Atas dasar itu, penyidik menjerat IPT dengan Pasal 81 UU Nomor 17 Tahun 2016 tentang Perlindungan Anak dan UU Nomor 12 Tahun 2022 tentang Tindak Pidana Kekerasan Seksual (TPKS).
Ancaman hukuman minimal lima tahun dan maksimal 15 tahun penjara, serta denda hingga Rp5 miliar.
“Karena pelaku adalah tenaga pendidik, ancaman hukumannya diperberat sepertiga,” tambah Arya.
Ia juga memastikan tidak ada ruang damai bagi pelaku kekerasan seksual terhadap anak.
“Tidak ada mediasi atau restorative justice dalam kasus kekerasan seksual. Proses hukum akan berjalan sampai ada putusan pengadilan,” tegasnya.
Pengacara: Klien Hanya Chat Mesra, Bukan Pelecehan
Sementara itu, pengacara IPT, Amiruddin Lili, membantah keras tuduhan yang menjerat kliennya.
Ia menegaskan, perbuatan IPT hanya sebatas komunikasi mesra melalui pesan daring.

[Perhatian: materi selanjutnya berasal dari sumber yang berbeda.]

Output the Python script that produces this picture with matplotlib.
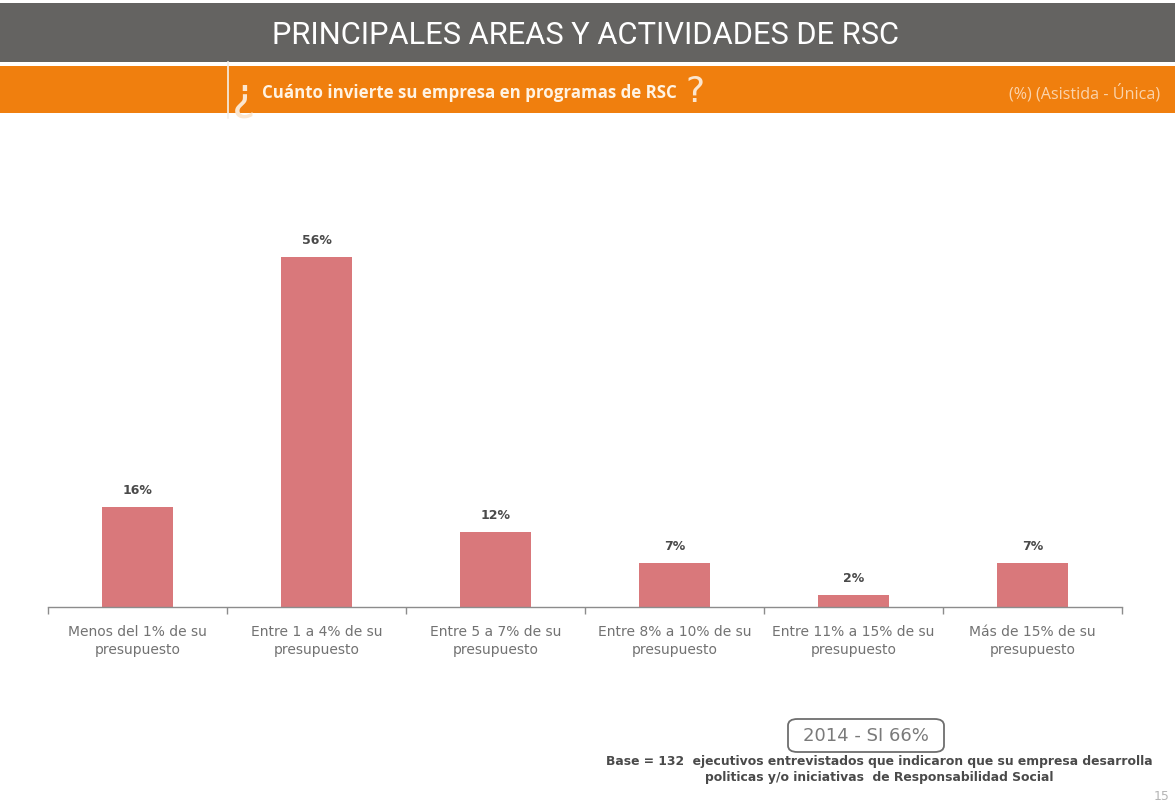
import matplotlib.pyplot as plt
from matplotlib.patches import Rectangle, FancyBboxPatch
import numpy as np

categories = [
    "Menos del 1% de su\npresupuesto",
    "Entre 1 a 4% de su\npresupuesto",
    "Entre 5 a 7% de su\npresupuesto",
    "Entre 8% a 10% de su\npresupuesto",
    "Entre 11% a 15% de su\npresupuesto",
    "Más de 15% de su\npresupuesto",
]
values = [16, 56, 12, 7, 2, 7]

title = "PRINCIPALES AREAS Y ACTIVIDADES DE RSC"
question = "Cuánto invierte su empresa en programas de RSC"
note = "(%) (Asistida - Única)"
badge = "2014 - SI 66%"
base_text = ("Base = 132  ejecutivos entrevistados que indicaron que su empresa desarrolla\n"
             "politicas y/o iniciativas  de Responsabilidad Social")

W, H = 1175, 807
fig = plt.figure(figsize=(W / 100, H / 100), dpi=100)
fig.patch.set_facecolor("white")

def fx(px):
    return px / W

def fy(py):
    return 1 - py / H

# header bands
fig.patches.append(Rectangle((0, fy(62)), 1, fy(3) - fy(62), transform=fig.transFigure,
                             facecolor="#646361", edgecolor="none", zorder=0))
fig.patches.append(Rectangle((0, fy(113)), 1, fy(66) - fy(113), transform=fig.transFigure,
                             facecolor="#F07F0E", edgecolor="none", zorder=0))
fig.lines.append(plt.Line2D([fx(228), fx(228)], [fy(118), fy(62)], transform=fig.transFigure,
                            color="#f4f0ea", lw=1.2))

fig.text(fx(586), fy(36), title, color="white", fontsize=22.2, family="Roboto",
         ha="center", va="center")
fig.text(fx(232), fy(97), "¿", color="#FBE6CF", fontsize=32, ha="left", va="center")
fig.text(fx(262), fy(93), question, color="#FFF3E3", fontsize=12.2, fontweight="bold",
         ha="left", va="center", family="Open Sans")
fig.text(fx(685), fy(92), "?", color="#FBE6CF", fontsize=26, ha="left", va="center")
fig.text(fx(1160), fy(93), note, color="#FAD3AC", fontsize=11.6, ha="right", va="center",
         family="Open Sans")

# chart
ax = fig.add_axes([fx(48), fy(607), fx(1122) - fx(48), (607 - 232) / H])
x = np.arange(len(values))
bars = ax.bar(x, values, width=0.4, color="#D9787B", edgecolor="none")
for b, v in zip(bars, values):
    ax.text(b.get_x() + b.get_width() / 2, v + 1.6, f"{v}%", ha="center", va="bottom",
            fontsize=9, fontweight="bold", color="#4a4a4a")

ax.set_xlim(-0.5, len(values) - 0.5)
ax.set_ylim(0, 60)
ax.set_facecolor("none")
for s in ["top", "right", "left"]:
    ax.spines[s].set_visible(False)
ax.spines["bottom"].set_color("#8c8c8c")
ax.spines["bottom"].set_linewidth(1.0)
ax.set_yticks([])
ax.set_xticks(np.arange(len(values) + 1) - 0.5, minor=False)
ax.set_xticklabels([])
ax.tick_params(axis="x", direction="out", length=5, color="#8c8c8c", width=1.0)
ax.set_xticks(x, minor=True)
ax.set_xticklabels(categories, minor=True, fontsize=10, color="#727272",
                   linespacing=1.35)
ax.tick_params(axis="x", which="minor", length=0, pad=13)

# footer
box = FancyBboxPatch((fx(788), fy(752)), fx(944) - fx(788), fy(719) - fy(752),
                     boxstyle="round,pad=0,rounding_size=0.008", transform=fig.transFigure,
                     facecolor="white", edgecolor="#6e6e6e", lw=1.3)
fig.patches.append(box)
fig.text(fx(866), fy(736), badge, color="#7a7a7a", fontsize=13, ha="center", va="center",
         family="DejaVu Sans")
fig.text(fx(879), fy(769), base_text, color="#4a4a4a", fontsize=8.9, fontweight="bold",
         ha="center", va="center", linespacing=1.3)
fig.text(fx(1170), fy(797), "15", color="#b5b5b5", fontsize=9, ha="right", va="center")

fig.savefig("out.png", dpi=100)
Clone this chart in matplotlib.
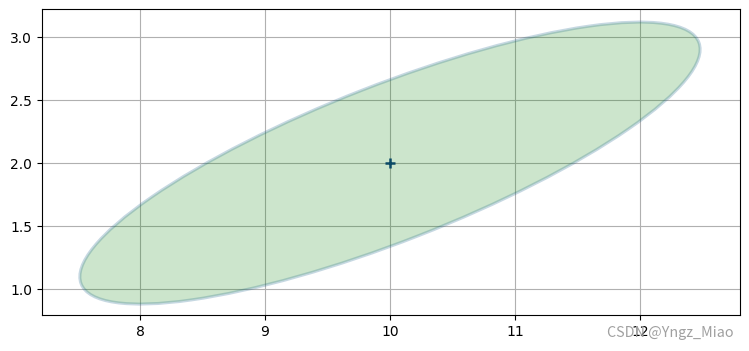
import matplotlib
matplotlib.use("Agg")
import matplotlib.pyplot as plt
from matplotlib.patches import Ellipse

# data
center = [10.0, 2.0]
ellipse_width = 5.30
ellipse_height = 1.24
ellipse_angle = 21.2
xticks = [8, 9, 10, 11, 12]
yticks = [1.0, 1.5, 2.0, 2.5, 3.0]

fig = plt.figure(figsize=(7.49, 3.51), dpi=100)
ax = fig.add_axes([0.056, 0.1026, 0.932, 0.8714])

e = Ellipse(xy=center, width=ellipse_width, height=ellipse_height, angle=ellipse_angle,
            facecolor=(0, 0.5, 0, 0.2), edgecolor=(0.12, 0.40, 0.55, 0.25), linewidth=2.2, zorder=2)
ax.add_patch(e)
ax.plot([center[0]], [center[1]], marker='+', color='#0b4a66', markersize=7, markeredgewidth=1.8,
        linestyle='none', zorder=3)

ax.set_xlim(7.216, 12.8)
ax.set_ylim(0.794, 3.222)
ax.set_xticks(xticks)
ax.set_yticks(yticks)
ax.set_yticklabels([f"{v:.1f}" for v in yticks])
ax.grid(True, zorder=1.5)

fig.text(0.980, 0.050, "CSDN @Yngz_Miao", color='#a0a0a0', fontsize=10.3, ha='right', va='center',
         family=['Noto Sans CJK SC', 'DejaVu Sans'])

fig.savefig("out.png", dpi=100)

“Klien saya tidak pernah melakukan hubungan badan dengan korban. Tidak ada pengakuan seperti yang diberitakan,” katanya, Sabtu (4/10/2025).
Menurutnya, hasil visum yang menyebut adanya luka tidak otomatis membuktikan adanya kekerasan seksual.
“Kalaupun visum menemukan luka, itu belum tentu akibat perbuatan klien saya,” ujarnya.
Amiruddin juga menilai perdamaian seharusnya bisa menjadi jalan terbaik bagi kedua pihak.
“Setahu saya, hukum tertinggi adalah perdamaian. Keadilan harus diberikan kepada semua pihak,” pungkasnya.